Task |
Your task is to copy the listing exactly, with the pictures left out.

Given data |
-.-.-

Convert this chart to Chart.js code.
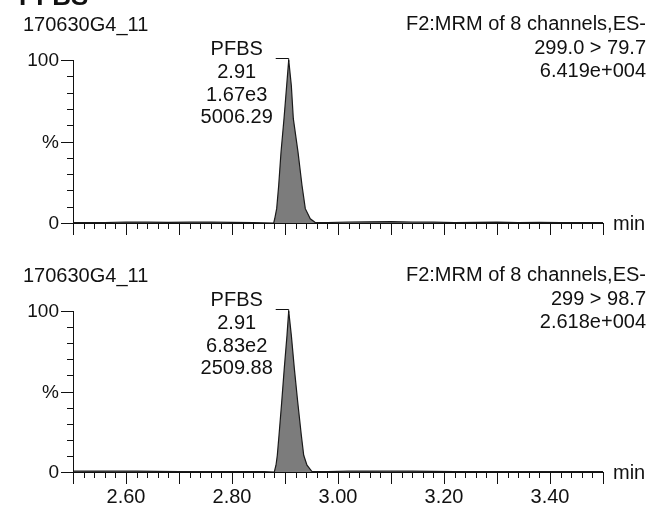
<!DOCTYPE html>
<html>
<head>
<meta charset="utf-8">
<script src="https://cdn.jsdelivr.net/npm/chart.js@4.4.0/dist/chart.umd.min.js"></script>
<style>
  html, body { margin: 0; padding: 0; background: #fff; }
  canvas { display: block; }
</style>
</head>
<body>
<canvas id="trace-1" width="652" height="253"></canvas>
<canvas id="trace-2" width="652" height="253"></canvas>
<script>
// chromatogram data
var compound = 'PFBS';
var sampleName = '170630G4_11';
var scanName = 'F2:MRM of 8 channels,ES-';
var transitions = ['299.0 > 79.7', '299 > 98.7'];
var maxIntensity = ['6.419e+004', '2.618e+004'];
var peakRT = ['2.91', '2.91'];
var peakHeight = ['1.67e3', '6.83e2'];
var peakArea = ['5006.29', '2509.88'];

var times1 = [2.50, 2.56, 2.60, 2.64, 2.68, 2.72, 2.76, 2.80, 2.84, 2.8787, 2.8806, 2.8843, 2.8881, 2.8925, 2.8981, 2.9032, 2.9070,
              2.9119, 2.9157, 2.9245, 2.9321, 2.9383, 2.9477, 2.9566, 2.98, 3.02, 3.06, 3.10, 3.14, 3.18, 3.22, 3.26, 3.30, 3.34, 3.38, 3.42, 3.46, 3.50];
var pct1 = [0.2, 0.3, 0.6, 0.5, 0.4, 0.5, 0.6, 0.4, 0.3, 0, 2.6, 8.8, 23, 43.6, 64, 84.5, 100,
            84.5, 64, 43.6, 23, 8.8, 2.6, 0.4, 0.3, 0.6, 0.7, 0.8, 0.6, 0.5, 0.3, 0.4, 0.5, 0.3, 0.4, 0.2, 0.3, 0.2];

var times2 = [2.50, 2.54, 2.58, 2.62, 2.66, 2.70, 2.74, 2.78, 2.82, 2.86, 2.8798, 2.8830, 2.8855, 2.8887, 2.8938, 2.8987, 2.9038, 2.9070,
              2.9119, 2.9175, 2.9240, 2.9308, 2.9353, 2.9415, 2.9509, 2.98, 3.02, 3.06, 3.10, 3.14, 3.18, 3.22, 3.26, 3.30, 3.34, 3.38, 3.42, 3.46, 3.50];
var pct2 = [0.5, 0.6, 0.5, 0.6, 0.4, 0.2, 0.3, 0.3, 0.2, 0.3, 0, 4.2, 10.4, 22.8, 43.5, 64.7, 85, 100,
            85, 64.7, 43.5, 22.8, 10.4, 4.2, 0.3, 0.3, 0.5, 0.6, 0.5, 0.6, 0.4, 0.2, 0.3, 0.2, 0.3, 0.3, 0.2, 0.3, 0.2];

var xMin = 2.50, xMax = 3.50;
var xTickLabels = ['2.60', '2.80', '3.00', '3.20', '3.40'];
var yTickLabels = ['0', '%', '100'];

var FONT = '"Liberation Sans", Arial, sans-serif';
var INK = '#111';

function toPoints(xs, ys) {
    return xs.map(function(t, i) { return { x: t, y: ys[i] }; });
}

var tracePlugin = {
    id: 'trace',
    afterDraw: function(chart) {
        var o = chart.options.plugins.trace;
        var ctx = chart.ctx, a = chart.chartArea;
        var xs = chart.scales.x, ys = chart.scales.y;
        ctx.save();
        ctx.strokeStyle = INK;
        ctx.fillStyle = INK;
        ctx.lineWidth = 1;

        // axes and tick marks
        ctx.beginPath();
        ctx.moveTo(a.left + 0.5, a.top);
        ctx.lineTo(a.left + 0.5, a.bottom + 0.5);
        ctx.lineTo(a.right + 0.5, a.bottom + 0.5);
        for (var i = 0; i <= 50; i++) {
            var px = Math.round(xs.getPixelForValue(xMin + i * 0.02)) + 0.5;
            ctx.moveTo(px, a.bottom);
            ctx.lineTo(px, a.bottom + (i % 5 === 0 ? 12 : 6));
        }
        for (var j = 0; j <= 10; j++) {
            var py = Math.round(ys.getPixelForValue(j * 10)) + 0.5;
            ctx.moveTo(a.left, py);
            ctx.lineTo(a.left - (j % 5 === 0 ? 12 : 6), py);
        }
        ctx.stroke();

        // y labels: 0, %, 100
        ctx.font = '19px ' + FONT;
        ctx.textAlign = 'right';
        ctx.textBaseline = 'middle';
        yTickLabels.forEach(function(lab, k) {
            ctx.fillText(lab, a.left - 14, ys.getPixelForValue(k * 50) + 1);
        });

        ctx.font = '20px ' + FONT;
        // x labels only under the lower trace
        if (o.xLabels) {
            ctx.textAlign = 'center';
            ctx.textBaseline = 'alphabetic';
            xTickLabels.forEach(function(lab) {
                ctx.fillText(lab, xs.getPixelForValue(parseFloat(lab)), a.bottom + 31);
            });
        }
        ctx.textAlign = 'left';
        ctx.textBaseline = 'alphabetic';
        ctx.fillText('min', a.right + 10, a.bottom + 7);

        // header
        ctx.fillText(sampleName, 23, a.top - 29);
        ctx.textAlign = 'right';
        ctx.fillText(scanName, 646, a.top - 30);
        ctx.fillText(o.transition, 646, a.top - 6);
        ctx.fillText(o.maxIntensity, 646, a.top + 17);

        // peak label
        var data = chart.data.datasets[0].data;
        var apex = data.reduce(function(m, p) { return p.y > m.y ? p : m; }, data[0]);
        var ax = xs.getPixelForValue(apex.x);
        var ay = ys.getPixelForValue(apex.y);
        ctx.textAlign = 'center';
        var lines = [compound, o.rt, o.height, o.area];
        lines.forEach(function(s, k) {
            ctx.fillText(s, ax - 52, a.top - 5 + k * 22.8);
        });
        ctx.beginPath();
        ctx.moveTo(ax - 13, ay - 1.5);
        ctx.lineTo(ax, ay - 1.5);
        ctx.lineTo(ax, ay + 2);
        ctx.stroke();

        // cropped bold title at the very top
        if (o.title) {
            ctx.font = 'bold 26px ' + FONT;
            ctx.textAlign = 'left';
            ctx.fillText(compound, 19, 5);
        }
        ctx.restore();
    }
};

function makeChart(id, xs, ys, idx, padTop, padBottom) {
    return new Chart(document.getElementById(id), {
        type: 'line',
        data: {
            datasets: [{
                data: toPoints(xs, ys),
                borderColor: '#1a1a1a',
                borderWidth: 1.2,
                backgroundColor: '#7c7c7c',
                fill: 'origin',
                pointRadius: 0,
                tension: 0
            }]
        },
        options: {
            responsive: false,
            animation: false,
            layout: { padding: { left: 73, right: 49, top: padTop, bottom: padBottom } },
            scales: {
                x: { type: 'linear', min: xMin, max: xMax, display: false },
                y: { min: 0, max: 100, display: false }
            },
            plugins: {
                legend: { display: false },
                tooltip: { enabled: false },
                trace: {
                    title: idx === 0,
                    xLabels: idx === 1,
                    transition: transitions[idx],
                    maxIntensity: maxIntensity[idx],
                    rt: peakRT[idx],
                    height: peakHeight[idx],
                    area: peakArea[idx]
                }
            }
        },
        plugins: [tracePlugin]
    });
}

window.onload = function() {
    makeChart('trace-1', times1, pct1, 0, 60, 30);
    makeChart('trace-2', times2, pct2, 1, 58, 34);
};
</script>
</body>
</html>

-.-.-

Expected answer |
Convert this chart to Chart.js code.
<!DOCTYPE html>
<html>
<head>
<meta charset="utf-8">
<script src="https://cdn.jsdelivr.net/npm/chart.js@4.4.0/dist/chart.umd.min.js"></script>
<style>
  html, body { margin: 0; padding: 0; background: #fff; }
  canvas { display: block; }
</style>
</head>
<body>
<canvas id="trace-1" width="652" height="253"></canvas>
<canvas id="trace-2" width="652" height="253"></canvas>
<script>
// chromatogram data
var compound = 'PFBS';
var sampleName = '170630G4_11';
var scanName = 'F2:MRM of 8 channels,ES-';
var transitions = ['299.0 > 79.7', '299 > 98.7'];
var maxIntensity = ['6.419e+004', '2.618e+004'];
var peakRT = ['2.91', '2.91'];
var peakHeight = ['1.67e3', '6.83e2'];
var peakArea = ['5006.29', '2509.88'];

var times1 = [2.50, 2.56, 2.60, 2.64, 2.68, 2.72, 2.76, 2.80, 2.84, 2.8787, 2.8806, 2.8843, 2.8881, 2.8925, 2.8981, 2.9032, 2.9070,
              2.9119, 2.9157, 2.9245, 2.9321, 2.9383, 2.9477, 2.9566, 2.98, 3.02, 3.06, 3.10, 3.14, 3.18, 3.22, 3.26, 3.30, 3.34, 3.38, 3.42, 3.46, 3.50];
var pct1 = [0.2, 0.3, 0.6, 0.5, 0.4, 0.5, 0.6, 0.4, 0.3, 0, 2.6, 8.8, 23, 43.6, 64, 84.5, 100,
            84.5, 64, 43.6, 23, 8.8, 2.6, 0.4, 0.3, 0.6, 0.7, 0.8, 0.6, 0.5, 0.3, 0.4, 0.5, 0.3, 0.4, 0.2, 0.3, 0.2];

var times2 = [2.50, 2.54, 2.58, 2.62, 2.66, 2.70, 2.74, 2.78, 2.82, 2.86, 2.8798, 2.8830, 2.8855, 2.8887, 2.8938, 2.8987, 2.9038, 2.9070,
              2.9119, 2.9175, 2.9240, 2.9308, 2.9353, 2.9415, 2.9509, 2.98, 3.02, 3.06, 3.10, 3.14, 3.18, 3.22, 3.26, 3.30, 3.34, 3.38, 3.42, 3.46, 3.50];
var pct2 = [0.5, 0.6, 0.5, 0.6, 0.4, 0.2, 0.3, 0.3, 0.2, 0.3, 0, 4.2, 10.4, 22.8, 43.5, 64.7, 85, 100,
            85, 64.7, 43.5, 22.8, 10.4, 4.2, 0.3, 0.3, 0.5, 0.6, 0.5, 0.6, 0.4, 0.2, 0.3, 0.2, 0.3, 0.3, 0.2, 0.3, 0.2];

var xMin = 2.50, xMax = 3.50;
var xTickLabels = ['2.60', '2.80', '3.00', '3.20', '3.40'];
var yTickLabels = ['0', '%', '100'];

var FONT = '"Liberation Sans", Arial, sans-serif';
var INK = '#111';

function toPoints(xs, ys) {
    return xs.map(function(t, i) { return { x: t, y: ys[i] }; });
}

var tracePlugin = {
    id: 'trace',
    afterDraw: function(chart) {
        var o = chart.options.plugins.trace;
        var ctx = chart.ctx, a = chart.chartArea;
        var xs = chart.scales.x, ys = chart.scales.y;
        ctx.save();
        ctx.strokeStyle = INK;
        ctx.fillStyle = INK;
        ctx.lineWidth = 1;

        // axes and tick marks
        ctx.beginPath();
        ctx.moveTo(a.left + 0.5, a.top);
        ctx.lineTo(a.left + 0.5, a.bottom + 0.5);
        ctx.lineTo(a.right + 0.5, a.bottom + 0.5);
        for (var i = 0; i <= 50; i++) {
            var px = Math.round(xs.getPixelForValue(xMin + i * 0.02)) + 0.5;
            ctx.moveTo(px, a.bottom);
            ctx.lineTo(px, a.bottom + (i % 5 === 0 ? 12 : 6));
        }
        for (var j = 0; j <= 10; j++) {
            var py = Math.round(ys.getPixelForValue(j * 10)) + 0.5;
            ctx.moveTo(a.left, py);
            ctx.lineTo(a.left - (j % 5 === 0 ? 12 : 6), py);
        }
        ctx.stroke();

        // y labels: 0, %, 100
        ctx.font = '19px ' + FONT;
        ctx.textAlign = 'right';
        ctx.textBaseline = 'middle';
        yTickLabels.forEach(function(lab, k) {
            ctx.fillText(lab, a.left - 14, ys.getPixelForValue(k * 50) + 1);
        });

        ctx.font = '20px ' + FONT;
        // x labels only under the lower trace
        if (o.xLabels) {
            ctx.textAlign = 'center';
            ctx.textBaseline = 'alphabetic';
            xTickLabels.forEach(function(lab) {
                ctx.fillText(lab, xs.getPixelForValue(parseFloat(lab)), a.bottom + 31);
            });
        }
        ctx.textAlign = 'left';
        ctx.textBaseline = 'alphabetic';
        ctx.fillText('min', a.right + 10, a.bottom + 7);

        // header
        ctx.fillText(sampleName, 23, a.top - 29);
        ctx.textAlign = 'right';
        ctx.fillText(scanName, 646, a.top - 30);
        ctx.fillText(o.transition, 646, a.top - 6);
        ctx.fillText(o.maxIntensity, 646, a.top + 17);

        // peak label
        var data = chart.data.datasets[0].data;
        var apex = data.reduce(function(m, p) { return p.y > m.y ? p : m; }, data[0]);
        var ax = xs.getPixelForValue(apex.x);
        var ay = ys.getPixelForValue(apex.y);
        ctx.textAlign = 'center';
        var lines = [compound, o.rt, o.height, o.area];
        lines.forEach(function(s, k) {
            ctx.fillText(s, ax - 52, a.top - 5 + k * 22.8);
        });
        ctx.beginPath();
        ctx.moveTo(ax - 13, ay - 1.5);
        ctx.lineTo(ax, ay - 1.5);
        ctx.lineTo(ax, ay + 2);
        ctx.stroke();

        // cropped bold title at the very top
        if (o.title) {
            ctx.font = 'bold 26px ' + FONT;
            ctx.textAlign = 'left';
            ctx.fillText(compound, 19, 5);
        }
        ctx.restore();
    }
};

function makeChart(id, xs, ys, idx, padTop, padBottom) {
    return new Chart(document.getElementById(id), {
        type: 'line',
        data: {
            datasets: [{
                data: toPoints(xs, ys),
                borderColor: '#1a1a1a',
                borderWidth: 1.2,
                backgroundColor: '#7c7c7c',
                fill: 'origin',
                pointRadius: 0,
                tension: 0
            }]
        },
        options: {
            responsive: false,
            animation: false,
            layout: { padding: { left: 73, right: 49, top: padTop, bottom: padBottom } },
            scales: {
                x: { type: 'linear', min: xMin, max: xMax, display: false },
                y: { min: 0, max: 100, display: false }
            },
            plugins: {
                legend: { display: false },
                tooltip: { enabled: false },
                trace: {
                    title: idx === 0,
                    xLabels: idx === 1,
                    transition: transitions[idx],
                    maxIntensity: maxIntensity[idx],
                    rt: peakRT[idx],
                    height: peakHeight[idx],
                    area: peakArea[idx]
                }
            }
        },
        plugins: [tracePlugin]
    });
}

window.onload = function() {
    makeChart('trace-1', times1, pct1, 0, 60, 30);
    makeChart('trace-2', times2, pct2, 1, 58, 34);
};
</script>
</body>
</html>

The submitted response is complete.